Médiapart
Le Sénat a adopté, dans la nuit de samedi à dimanche, le projet de loi sur l'emploi, au terme d'un débat agité. Le gouvernement avait en effet décidé d'utiliser un vote bloqué pour faire accélérer les débats, ce qui a déclenché la fureur des sénateurs communistes qui ont retiré tous leurs amendements et quitté l'hémicycle.
Le texte a été voté par 172 voix contre 24 à l'issue d'un débat houleux. Le PS, le RDSE et les centristes ont voté pour. L'UMP et les écologistes se sont abstenus. Seuls les communistes ont voté contre, ainsi que Marie-Noëlle Lienemann (PS). Ce débat aura accru spectaculairement la fracture entre les communistes et les écologistes et la majorité gouvernementale.
« Nous avons la conviction que ce texte marque une avancée pour les salariés », a assuré Christiane Demontès (PS). « C'est un moment de progrès, ce sont des opportunités nouvelles dans le dialogue social qui s'ouvrent », a déclaré le ministre du travail, Michel Sapin.
« Vous avez bradé le code du travail et les droits des salariés », leur a opposé Dominique Watrin (CRC, communistes). « Les efforts demandés au patronat sont flous tandis que ceux demandés aux salariés sont sonnants et trébuchants », a renchéri Mme Lienemann, de l'aile gauche du PS. « Si des progrès existent, les reculs étaient trop importants (mobilité contrainte, licenciements massifs facilités, changement des clauses du contrat imposé au salarié) pour emporter notre adhésion », a indiqué un communiqué du Groupe écologiste.
Alors que le groupe CRC défendait pied à pied et très longuement les quelque 400 amendements qu'il avait déposés, le gouvernement a décidé samedi matin de demander un vote bloqué, procédure qui empêche le vote sur chaque amendement au profit d'un vote global en fin de débat.
Cette procédure, rarement utilisée et encore moins contre un membre de sa propre majorité, a provoqué la fureur des communistes qui ont quitté l'hémicycle. « Il s'agit d'un coup de force pas seulement contre la démocratie parlementaire, mais aussi contre le monde du travail », s'est indignée la présidente du CRC, Eliane Assassi.
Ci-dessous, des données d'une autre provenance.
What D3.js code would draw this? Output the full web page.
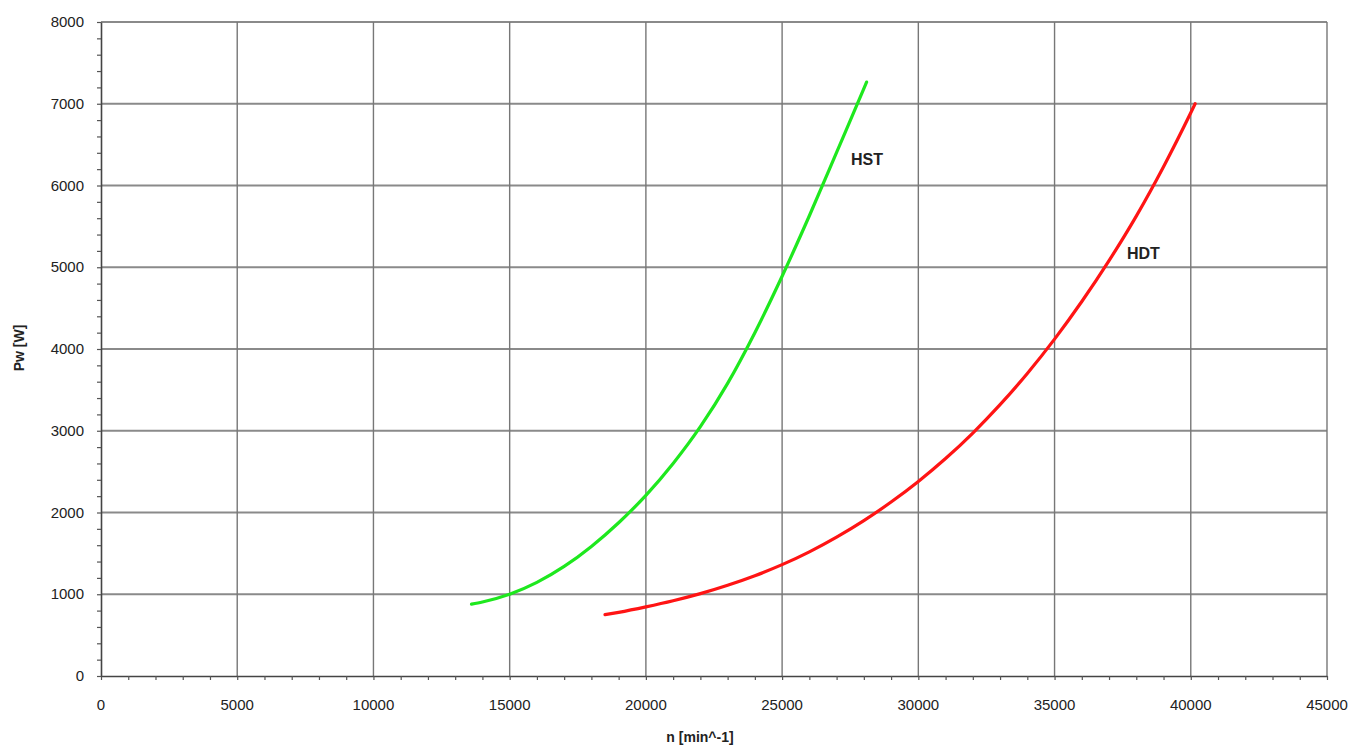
<!DOCTYPE html>
<html lang="en"><head>
<meta charset="utf-8">
<title>Pw over n</title>
<script type="text/javascript" src="https://cdn.jsdelivr.net/npm/d3@7"></script>
<style type="text/css">
  body { margin: 0; background: #fff; }
  text { font-family: "Liberation Sans", Arial, sans-serif; fill: #222; }
</style>
</head>
<body>
<svg width="1358" height="746"></svg>
<script type="text/javascript">

// values
var hstN = [13600, 14000, 15000, 16000, 17000, 18000, 19000, 20000, 21000, 22000, 23000, 24000, 25000, 26000, 27000, 28000, 28100];
var hstP = [879, 905, 1000, 1145, 1340, 1585, 1875, 2210, 2600, 3050, 3580, 4200, 4890, 5630, 6405, 7185, 7265];

var hdtN = [18500, 19000, 20000, 21000, 22000, 23000, 24000, 25000, 26000, 27000, 28000, 29000, 30000, 31000, 32000, 33000, 34000, 35000, 36000, 37000, 38000, 39000, 40000, 40160];
var hdtP = [750, 779, 846, 921, 1008, 1110, 1227, 1362, 1519, 1699, 1901, 2128, 2380, 2660, 2972, 3319, 3701, 4121, 4581, 5081, 5626, 6230, 6890, 7000];

var xTicks = [0, 5000, 10000, 15000, 20000, 25000, 30000, 35000, 40000, 45000];
var yTicks = [0, 1000, 2000, 3000, 4000, 5000, 6000, 7000, 8000];

var svg = d3.select("svg"),
    plotLeft = 101, plotRight = 1327, plotTop = 22, plotBottom = 676;

var x = d3.scaleLinear().domain([0, 45000]).range([plotLeft, plotRight]);
var y = d3.scaleLinear().domain([0, 8000]).range([plotBottom, plotTop]);

// grid
svg.append("g").selectAll("line")
   .data(yTicks.slice(1))
   .enter().append("line")
   .attr("x1", plotLeft).attr("x2", plotRight)
   .attr("y1", function(d){ return y(d) }).attr("y2", function(d){ return y(d) })
   .attr("stroke", "#8a8a8a").attr("stroke-width", 1.8);

svg.append("g").selectAll("line")
   .data(xTicks.slice(1))
   .enter().append("line")
   .attr("y1", plotTop).attr("y2", plotBottom)
   .attr("x1", function(d){ return x(d) }).attr("x2", function(d){ return x(d) })
   .attr("stroke", "#777").attr("stroke-width", 1.4);

// axes with minor ticks
var xAxis = svg.append("g")
   .attr("transform", "translate(0," + plotBottom + ")")
   .call(d3.axisBottom(x).tickValues(d3.range(0, 45001, 1000)).tickSize(4).tickSizeOuter(0).tickFormat(""));
var yAxis = svg.append("g")
   .attr("transform", "translate(" + plotLeft + ",0)")
   .call(d3.axisLeft(y).tickValues(d3.range(0, 8001, 200)).tickSize(4).tickSizeOuter(0).tickFormat(""));

[xAxis, yAxis].forEach(function(a){
  a.select(".domain").attr("stroke", "#444").attr("stroke-width", 1.6);
  a.selectAll(".tick line").attr("stroke", "#555").attr("stroke-width", 1.2);
});

svg.append("g").selectAll("text")
   .data(xTicks)
   .enter().append("text")
   .attr("x", function(d){ return x(d) })
   .attr("y", 710)
   .attr("text-anchor", "middle")
   .attr("font-size", 15)
   .text(function(d){ return d });

svg.append("g").selectAll("text")
   .data(yTicks)
   .enter().append("text")
   .attr("x", 84)
   .attr("y", function(d){ return y(d) + 5 })
   .attr("text-anchor", "end")
   .attr("font-size", 15)
   .text(function(d){ return d });

// axis titles
svg.append("text")
   .attr("x", 700).attr("y", 742)
   .attr("text-anchor", "middle")
   .attr("font-size", 14).attr("font-weight", "bold")
   .text("n [min^-1]");

svg.append("text")
   .attr("transform", "translate(24,348) rotate(-90)")
   .attr("text-anchor", "middle")
   .attr("font-size", 14).attr("font-weight", "bold")
   .text("Pw [W]");

// curves
var line = d3.line()
   .x(function(d){ return x(d[0]) })
   .y(function(d){ return y(d[1]) })
   .curve(d3.curveMonotoneX);

svg.append("path")
   .datum(d3.zip(hstN, hstP))
   .attr("fill", "none")
   .attr("stroke", "#1ee81e")
   .attr("stroke-width", 3.2)
   .attr("stroke-linecap", "round")
   .attr("d", line);

svg.append("path")
   .datum(d3.zip(hdtN, hdtP))
   .attr("fill", "none")
   .attr("stroke", "#ff1414")
   .attr("stroke-width", 3.2)
   .attr("stroke-linecap", "round")
   .attr("d", line);

// labels
svg.append("text")
   .attr("x", 851).attr("y", 165)
   .attr("font-size", 16).attr("font-weight", "bold")
   .text("HST");

svg.append("text")
   .attr("x", 1127).attr("y", 259)
   .attr("font-size", 16).attr("font-weight", "bold")
   .text("HDT");

</script>
</body>
</html>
Le projet de loi de « sécurisation de l'emploi » transpose l'accord du 11 janvier (ANI) signé par le patronat (Medef, CGPME, UPA) et trois syndicats (CFDT, CFTC, CFE-CGC) mais refusé par FO et la CGT. Il accorde plus de flexibilité aux entreprises (accord de maintien dans l'emploi, mobilité interne, refonte des procédures de licenciements...) tout en créant de nouveaux droits pour les salariés (accès élargi aux mutuelles, droits rechargeables au chômage, formation...).
Principale modification, le Sénat a supprimé la « clause de désignation » permettant aux partenaires sociaux de désigner l'organisme assureur qui prendra en charge la généralisation de la complémentaire santé prévue par le texte. Les autres amendements adoptés sont mineurs.
Inscrit en procédure accélérée (une lecture par assemblée) et déjà adopté par l'Assemblée nationale, il va maintenant être soumis à une CMP (commission mixte paritaire, 7 sénateurs, 7 députés) dont les conclusions seront soumises à une nouvelle lecture des deux chambres.